-- TASK INPUT start --

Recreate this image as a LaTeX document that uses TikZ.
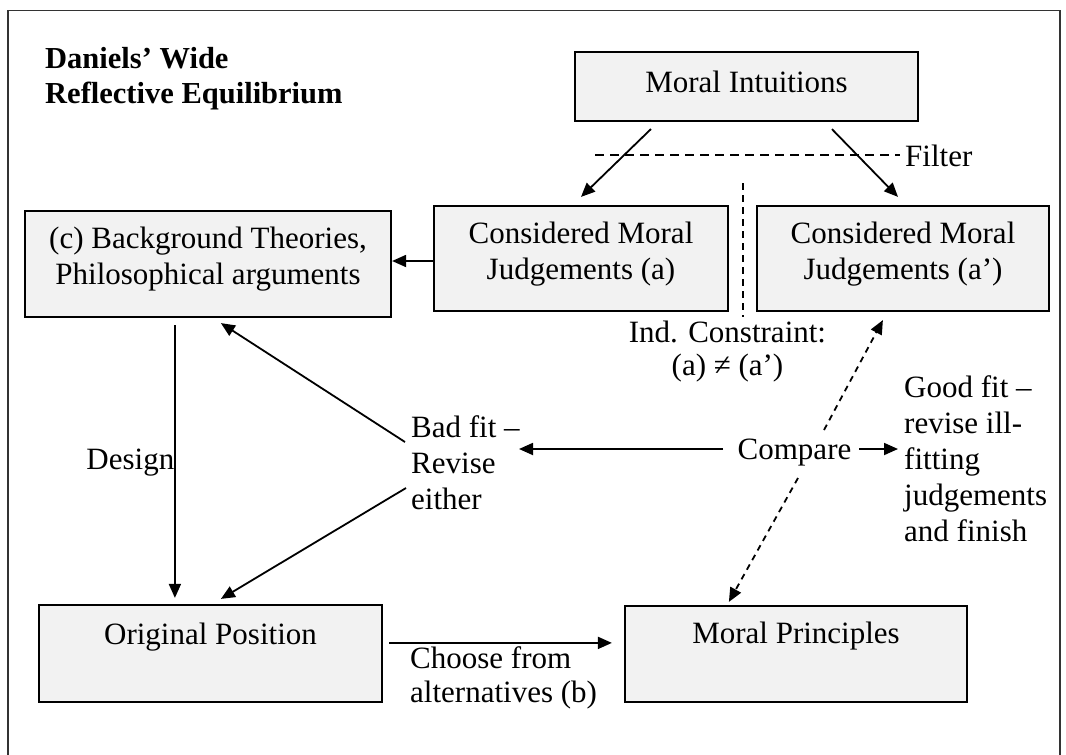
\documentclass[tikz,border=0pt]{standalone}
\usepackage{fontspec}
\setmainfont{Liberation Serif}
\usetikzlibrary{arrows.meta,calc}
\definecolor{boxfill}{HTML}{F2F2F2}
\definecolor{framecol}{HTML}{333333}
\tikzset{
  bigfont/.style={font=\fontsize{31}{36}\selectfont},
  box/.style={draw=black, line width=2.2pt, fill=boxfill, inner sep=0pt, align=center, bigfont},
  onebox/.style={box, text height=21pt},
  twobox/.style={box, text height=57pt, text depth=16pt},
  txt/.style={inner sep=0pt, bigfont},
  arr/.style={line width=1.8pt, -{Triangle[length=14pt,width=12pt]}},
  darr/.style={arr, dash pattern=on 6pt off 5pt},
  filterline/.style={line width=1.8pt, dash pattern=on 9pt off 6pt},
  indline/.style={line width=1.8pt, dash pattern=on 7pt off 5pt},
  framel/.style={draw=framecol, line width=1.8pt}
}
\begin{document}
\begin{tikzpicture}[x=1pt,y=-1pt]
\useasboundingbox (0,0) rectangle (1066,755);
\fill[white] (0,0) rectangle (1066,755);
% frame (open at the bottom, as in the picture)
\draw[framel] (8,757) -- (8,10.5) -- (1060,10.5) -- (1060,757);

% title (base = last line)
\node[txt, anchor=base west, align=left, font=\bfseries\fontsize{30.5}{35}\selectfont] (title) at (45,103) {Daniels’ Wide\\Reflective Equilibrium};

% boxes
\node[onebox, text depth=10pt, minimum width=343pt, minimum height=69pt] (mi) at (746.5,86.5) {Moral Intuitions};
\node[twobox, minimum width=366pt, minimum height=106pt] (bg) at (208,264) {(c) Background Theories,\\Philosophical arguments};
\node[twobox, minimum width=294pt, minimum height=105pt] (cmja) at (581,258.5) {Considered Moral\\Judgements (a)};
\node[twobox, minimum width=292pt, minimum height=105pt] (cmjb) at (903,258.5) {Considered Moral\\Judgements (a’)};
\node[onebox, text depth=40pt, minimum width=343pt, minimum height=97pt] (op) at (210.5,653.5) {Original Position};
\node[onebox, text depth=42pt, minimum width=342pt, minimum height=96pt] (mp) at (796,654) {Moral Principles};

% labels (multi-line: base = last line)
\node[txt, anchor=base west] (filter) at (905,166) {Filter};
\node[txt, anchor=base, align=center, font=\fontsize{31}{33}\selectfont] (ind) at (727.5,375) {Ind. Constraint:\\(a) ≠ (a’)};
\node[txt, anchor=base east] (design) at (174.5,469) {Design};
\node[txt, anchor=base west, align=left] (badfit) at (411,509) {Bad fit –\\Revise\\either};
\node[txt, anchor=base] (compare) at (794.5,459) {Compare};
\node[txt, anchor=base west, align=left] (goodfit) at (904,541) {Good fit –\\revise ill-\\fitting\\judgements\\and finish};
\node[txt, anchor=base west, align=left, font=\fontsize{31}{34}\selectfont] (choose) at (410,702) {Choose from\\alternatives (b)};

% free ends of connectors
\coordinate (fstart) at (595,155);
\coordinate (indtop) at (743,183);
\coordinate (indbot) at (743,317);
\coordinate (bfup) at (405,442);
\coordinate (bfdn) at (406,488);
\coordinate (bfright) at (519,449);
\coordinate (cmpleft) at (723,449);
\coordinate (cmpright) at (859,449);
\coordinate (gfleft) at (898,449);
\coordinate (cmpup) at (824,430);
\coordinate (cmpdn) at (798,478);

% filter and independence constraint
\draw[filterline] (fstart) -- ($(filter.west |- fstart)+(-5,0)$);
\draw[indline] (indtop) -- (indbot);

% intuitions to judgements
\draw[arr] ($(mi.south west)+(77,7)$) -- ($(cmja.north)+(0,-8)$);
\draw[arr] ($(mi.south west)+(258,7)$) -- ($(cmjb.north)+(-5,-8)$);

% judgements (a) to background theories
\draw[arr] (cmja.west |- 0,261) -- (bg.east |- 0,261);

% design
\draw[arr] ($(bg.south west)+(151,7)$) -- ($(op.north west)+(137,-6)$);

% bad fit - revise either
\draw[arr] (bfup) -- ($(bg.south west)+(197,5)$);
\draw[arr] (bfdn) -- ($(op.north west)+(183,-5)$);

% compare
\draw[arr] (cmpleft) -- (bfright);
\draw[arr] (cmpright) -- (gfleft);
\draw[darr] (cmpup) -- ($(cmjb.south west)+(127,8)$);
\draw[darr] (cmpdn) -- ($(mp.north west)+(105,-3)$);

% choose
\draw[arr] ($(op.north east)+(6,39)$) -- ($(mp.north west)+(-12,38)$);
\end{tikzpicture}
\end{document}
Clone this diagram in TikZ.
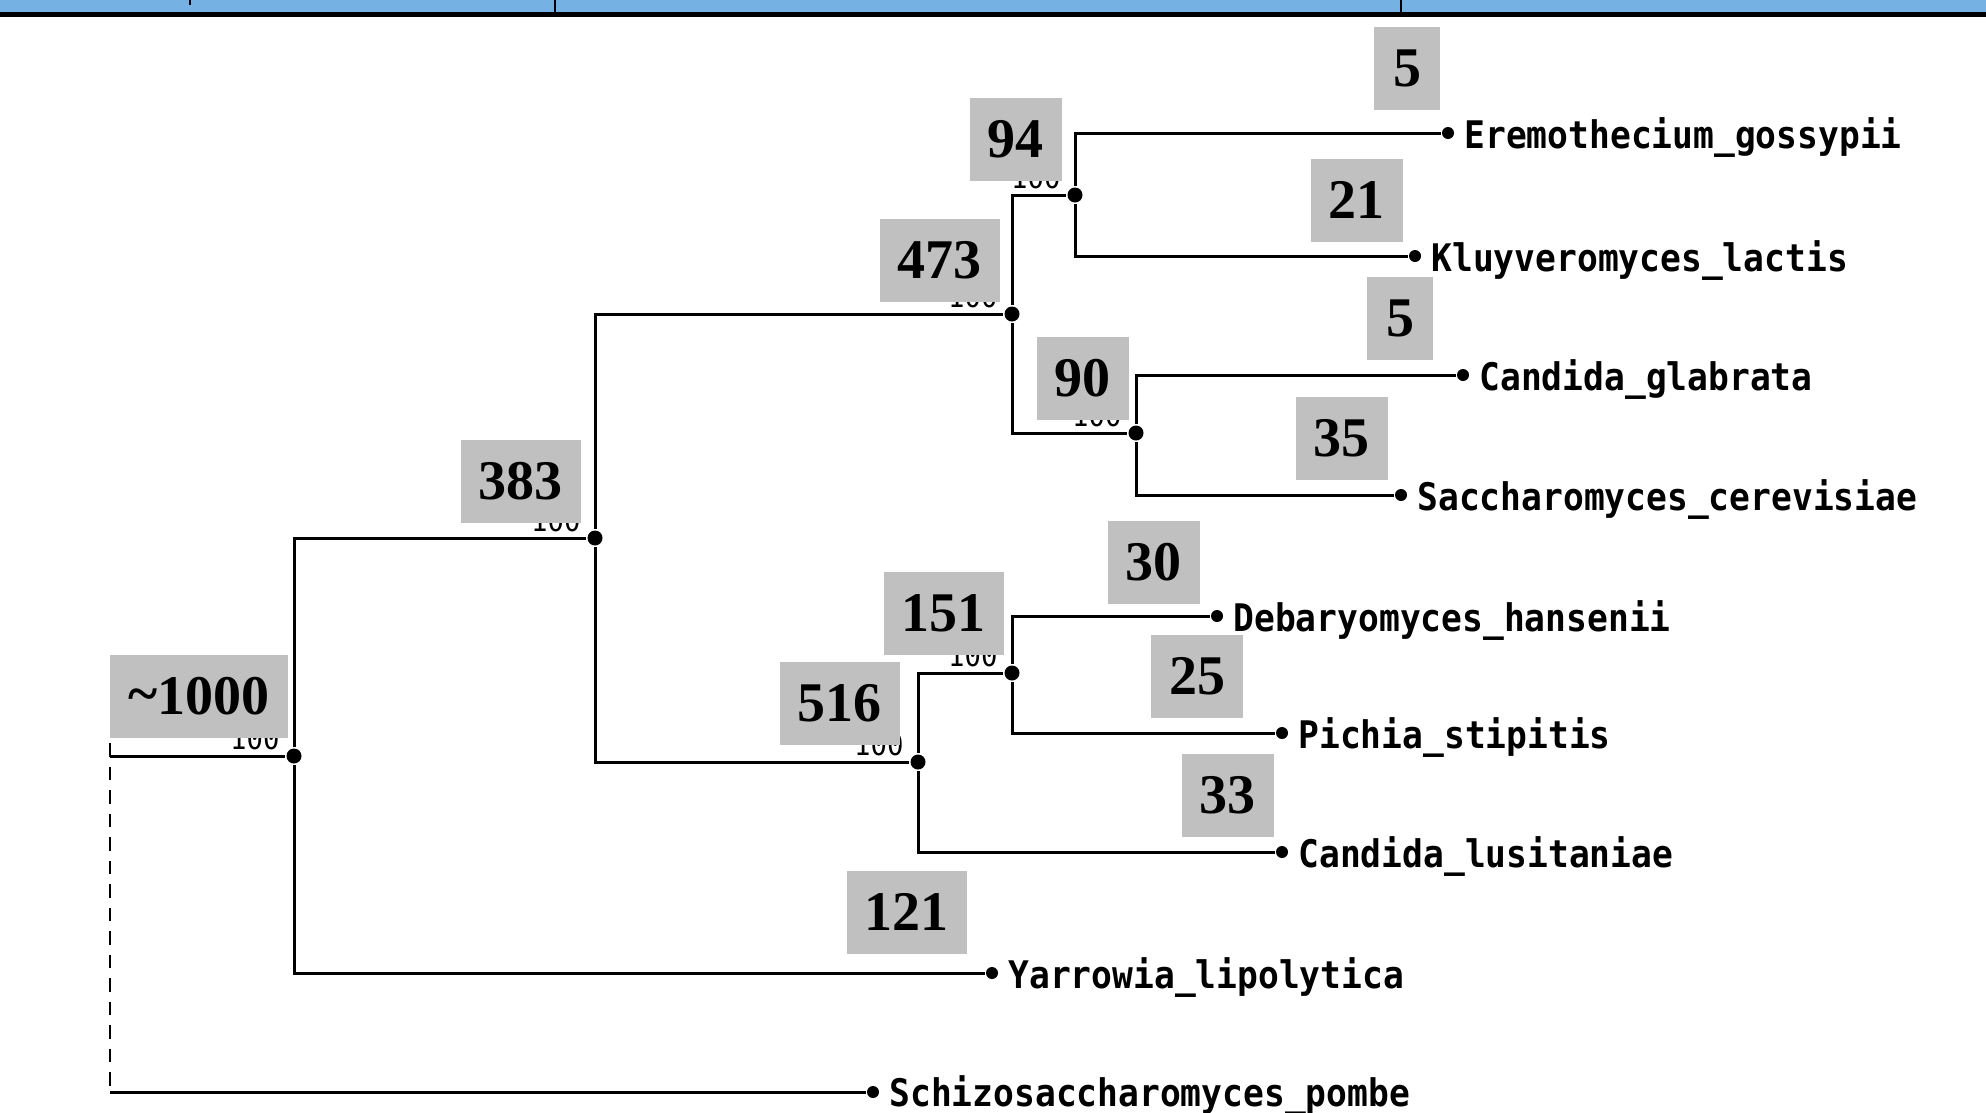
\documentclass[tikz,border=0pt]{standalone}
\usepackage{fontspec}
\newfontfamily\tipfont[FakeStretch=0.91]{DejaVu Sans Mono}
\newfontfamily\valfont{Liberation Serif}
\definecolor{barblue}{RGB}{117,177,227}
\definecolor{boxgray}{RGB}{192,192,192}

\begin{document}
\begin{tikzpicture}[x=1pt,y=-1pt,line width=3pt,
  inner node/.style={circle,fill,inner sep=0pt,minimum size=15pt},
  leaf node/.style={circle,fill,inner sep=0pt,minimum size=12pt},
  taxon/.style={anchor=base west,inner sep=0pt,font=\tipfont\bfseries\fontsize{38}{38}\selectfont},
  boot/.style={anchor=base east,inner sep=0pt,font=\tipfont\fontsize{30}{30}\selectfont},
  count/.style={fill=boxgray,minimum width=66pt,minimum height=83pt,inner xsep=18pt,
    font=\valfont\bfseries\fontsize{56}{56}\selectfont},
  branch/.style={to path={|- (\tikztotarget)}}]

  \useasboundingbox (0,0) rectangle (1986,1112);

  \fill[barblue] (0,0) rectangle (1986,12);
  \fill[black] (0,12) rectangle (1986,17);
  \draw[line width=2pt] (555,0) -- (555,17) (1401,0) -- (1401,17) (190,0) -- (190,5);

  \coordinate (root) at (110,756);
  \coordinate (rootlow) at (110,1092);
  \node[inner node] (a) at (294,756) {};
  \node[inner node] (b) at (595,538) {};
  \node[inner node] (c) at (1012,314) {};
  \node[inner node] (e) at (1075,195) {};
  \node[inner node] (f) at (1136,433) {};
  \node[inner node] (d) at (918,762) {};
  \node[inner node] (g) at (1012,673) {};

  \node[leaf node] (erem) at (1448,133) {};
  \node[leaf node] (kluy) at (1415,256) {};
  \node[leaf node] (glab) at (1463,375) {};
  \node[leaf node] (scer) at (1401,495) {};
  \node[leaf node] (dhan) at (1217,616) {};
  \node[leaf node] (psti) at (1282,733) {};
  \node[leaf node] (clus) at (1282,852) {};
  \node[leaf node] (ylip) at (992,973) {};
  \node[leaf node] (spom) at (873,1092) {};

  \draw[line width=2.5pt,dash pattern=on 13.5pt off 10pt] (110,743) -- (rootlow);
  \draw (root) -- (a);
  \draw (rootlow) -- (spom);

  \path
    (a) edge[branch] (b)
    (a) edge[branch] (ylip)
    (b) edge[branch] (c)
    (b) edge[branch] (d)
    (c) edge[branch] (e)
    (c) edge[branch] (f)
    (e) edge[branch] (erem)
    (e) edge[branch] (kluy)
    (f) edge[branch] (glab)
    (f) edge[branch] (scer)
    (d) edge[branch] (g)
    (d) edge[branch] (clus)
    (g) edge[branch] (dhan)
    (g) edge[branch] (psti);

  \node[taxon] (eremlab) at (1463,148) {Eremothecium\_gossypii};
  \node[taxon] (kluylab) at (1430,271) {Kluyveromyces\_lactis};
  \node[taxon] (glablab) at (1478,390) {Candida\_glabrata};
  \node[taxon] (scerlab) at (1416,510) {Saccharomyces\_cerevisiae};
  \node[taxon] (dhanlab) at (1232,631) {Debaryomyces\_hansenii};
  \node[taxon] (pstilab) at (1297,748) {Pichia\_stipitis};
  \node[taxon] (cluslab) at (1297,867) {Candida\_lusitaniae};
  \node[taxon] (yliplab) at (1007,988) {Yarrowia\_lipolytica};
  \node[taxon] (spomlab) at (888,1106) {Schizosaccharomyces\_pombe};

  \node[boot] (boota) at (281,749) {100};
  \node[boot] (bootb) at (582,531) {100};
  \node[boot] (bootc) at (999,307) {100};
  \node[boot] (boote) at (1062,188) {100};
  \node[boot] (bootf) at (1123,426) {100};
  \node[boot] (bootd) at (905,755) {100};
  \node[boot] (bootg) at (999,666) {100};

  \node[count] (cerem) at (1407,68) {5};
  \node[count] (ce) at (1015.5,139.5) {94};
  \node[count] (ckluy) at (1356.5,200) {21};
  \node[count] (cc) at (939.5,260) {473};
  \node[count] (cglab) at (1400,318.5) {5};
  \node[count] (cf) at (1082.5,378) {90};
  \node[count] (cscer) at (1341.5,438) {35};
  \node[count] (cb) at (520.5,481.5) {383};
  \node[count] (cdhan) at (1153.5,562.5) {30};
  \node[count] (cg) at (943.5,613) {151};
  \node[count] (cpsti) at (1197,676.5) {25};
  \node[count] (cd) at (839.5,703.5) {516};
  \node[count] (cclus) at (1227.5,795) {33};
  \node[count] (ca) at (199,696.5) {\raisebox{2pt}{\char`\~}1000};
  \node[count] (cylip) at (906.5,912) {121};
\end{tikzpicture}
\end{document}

-- TASK INPUT end --

**TASK TO COMPLETE**
From the top of the listing above, repeat each line exactly until you reach the line containing "(title) at (45,103)", and repeat that one too. Leave the pictures out.

**SOLUTION TO THIS TASK**
Recreate this image as a LaTeX document that uses TikZ.
\documentclass[tikz,border=0pt]{standalone}
\usepackage{fontspec}
\setmainfont{Liberation Serif}
\usetikzlibrary{arrows.meta,calc}
\definecolor{boxfill}{HTML}{F2F2F2}
\definecolor{framecol}{HTML}{333333}
\tikzset{
  bigfont/.style={font=\fontsize{31}{36}\selectfont},
  box/.style={draw=black, line width=2.2pt, fill=boxfill, inner sep=0pt, align=center, bigfont},
  onebox/.style={box, text height=21pt},
  twobox/.style={box, text height=57pt, text depth=16pt},
  txt/.style={inner sep=0pt, bigfont},
  arr/.style={line width=1.8pt, -{Triangle[length=14pt,width=12pt]}},
  darr/.style={arr, dash pattern=on 6pt off 5pt},
  filterline/.style={line width=1.8pt, dash pattern=on 9pt off 6pt},
  indline/.style={line width=1.8pt, dash pattern=on 7pt off 5pt},
  framel/.style={draw=framecol, line width=1.8pt}
}
\begin{document}
\begin{tikzpicture}[x=1pt,y=-1pt]
\useasboundingbox (0,0) rectangle (1066,755);
\fill[white] (0,0) rectangle (1066,755);
% frame (open at the bottom, as in the picture)
\draw[framel] (8,757) -- (8,10.5) -- (1060,10.5) -- (1060,757);

% title (base = last line)
\node[txt, anchor=base west, align=left, font=\bfseries\fontsize{30.5}{35}\selectfont] (title) at (45,103) {Daniels’ Wide\\Reflective Equilibrium};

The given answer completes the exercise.